Non si è mai certi che un “prodotto” possa interessare o piacere. Questo pensiero genera paure costanti provocate dal sistema stesso; siamo bombardati da messaggi di terrore, brevi spot propagandistici dove tutto va nel senso opposto, azionando enormi complessi sulla nostra personalità ed identità. Nasce un quesito fondamentale: “ma io, chi sono?”. Tanti, ad oggi, non sanno più riconoscersi. Si è totalmente proiettati nel passato, nell’errore, che la possibilità di vedere un futuro più roseo è davvero distante, quasi un sogno. Il messaggio che voglio trasmettere riflette proprio sulle decisioni che ognuno di noi deve saper prendere, anche con una certa posizione, senza lasciarsi trascinare dalla velocizzazione mediatica.

Come hai scelto di combinare le opere di Guy de Maupassant, Paul Lafargue, Leopardi e Marinetti? Quali sono i temi comuni che hai trovato tra queste influenze letterarie?

La vera drammaturgia parte da Guy de Maupassant, ispirandosi a tre suoi racconti: La veglia, La paura, La Signora Hermet. Ho voluto che questi pensieri fossero proprio i ricordi del personaggio, il quale si trova a combattere con la nuova società robotica e per resistere al sistema, senza essere contaminato, è obbligato a mantenere vivo il ricordo umano. I temi in comune sono il progresso, la fine della natura, e l’annullamento dell’uomo sul posto di lavoro. E qui, mi riferisco al linguaggio espresso: i “rumori” che si percepiscono, alle volte incomprensibili (come talvolta lo è la paura medesima) prendono vita proprio dalla natura di Leopardi, giungendo leggera e pungente; i suoni onomatopeici e le voci fuori campo, sono semplicemente i pensieri di Lafargue e di Marinetti, che si mischiano con soliloqui del personaggio affinché si possa creare il senso del messaggio.

Quali sono le principali paure che il protagonista affronta e come queste paure si collegano alla società contemporanea?

Il personaggio affronta diverse paure che fanno parte del suo vissuto. La paura di invecchiare e non essere apprezzati, la paura del rumore e la paura di affrontare qualcosa che non si conosce. Questi sono temi approfonditi dal poeta Maupassant e continuano a restare vivi anche nella nostra società attuale.

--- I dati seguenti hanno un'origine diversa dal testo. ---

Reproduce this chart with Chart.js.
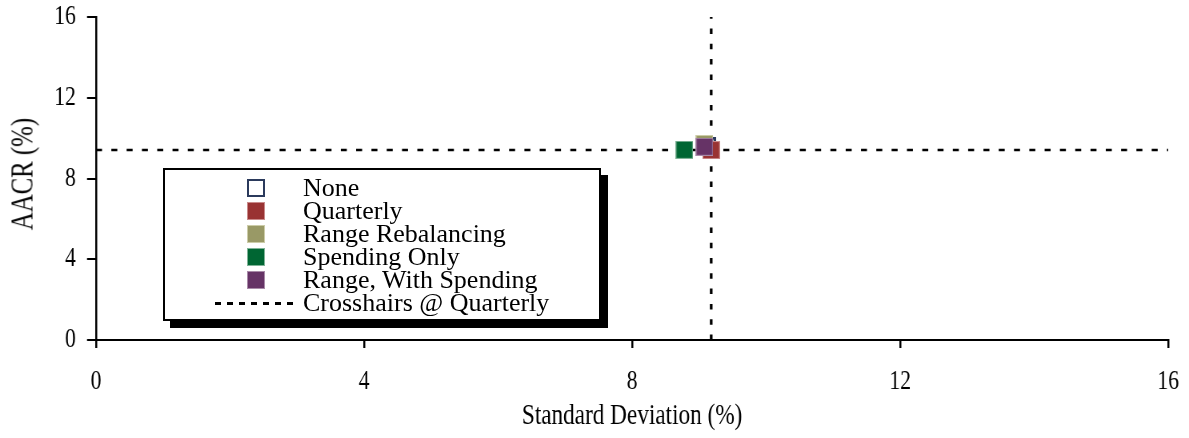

Puoi parlare dell’importanza del fallimento e degli errori nel processo umano? Qual è il ruolo di queste esperienze nella crescita e nell’apprendimento dell’individuo?
 
“Non si ha veramente paura se non di ciò che non si capisce!”. E’ questo il vero significato dell’opera. Il tempo scorre, ma noi umani restiamo tali, fatti di fragilità e di quelle paure che si fanno presenti per essere comprese e ponderate nella crescita spirituale. Soltanto un NON uomo potrebbe davvero andare oltre. E’ questa la direzione che si vuole prendere? Cedersi al grande capitalismo che investe e comanda i più piccoli? Spero tanto che in futuro davvero troppo distante, distopico, come quello del protagonista, non si arrivi ad abbandonare questa lotta “alla paura”.

 
Come hai immaginato la performance e quali sono le sfide tecniche e creative che hai dovuto affrontare per portare il testo sulla scena?

La performance inizia con l’intenzione di gestire tutto in autonomia. Dopo aver partecipato con il progetto nel 2023 al Festival Hors, sono nate ulteriori suggestioni sulla gestione della scena. Ho deciso di andare a fondo ed è nato lo spettacolo. Il protagonista è dentro ad un ciclo, dove deve costantemente ricordare e, per fare questo, si serve di proiezioni, microfoni, tracce audio e luci. Il collasso dell’attore stesso e del sistema operativo della macchina teatrale può avvenire da un momento all’altro. Forse non è possibile tollerare errori, o forse, grazie a questi errori, il risultato sarà molto più convincente.

Quali sono i tuoi prossimi progetti o idee in cui stai lavorando? Hai intenzione di esplorare ulteriormente il tema della paura o di altri concetti simili nei tuoi futuri lavori?

Attualmente sono in tournée con lo spettacolo (I Porci), il quale vanta la bellezza di cinque premi nazionali. E’ un progetto creato da me, Simone Miglietta e Manuel Di Martino. Il tema della paura non vorrei più trattarlo, ma, come ho ben detto, si palesa costantemente ogni giorno e bisogna affrontarlo. Il prossimo spettacolo a cui sto lavorando è (Diavolo in Corpo) ispirato al Romanzo di Raymond Radiguet, non ancora rappresentato in Italia. Sarà diretto da me e in scena ci saranno Elisa Gandolfi e me medesimo. Il debutto è previsto l’ 8 e 9 Giugno 2024, sempre presso Pappagalli in Trappola.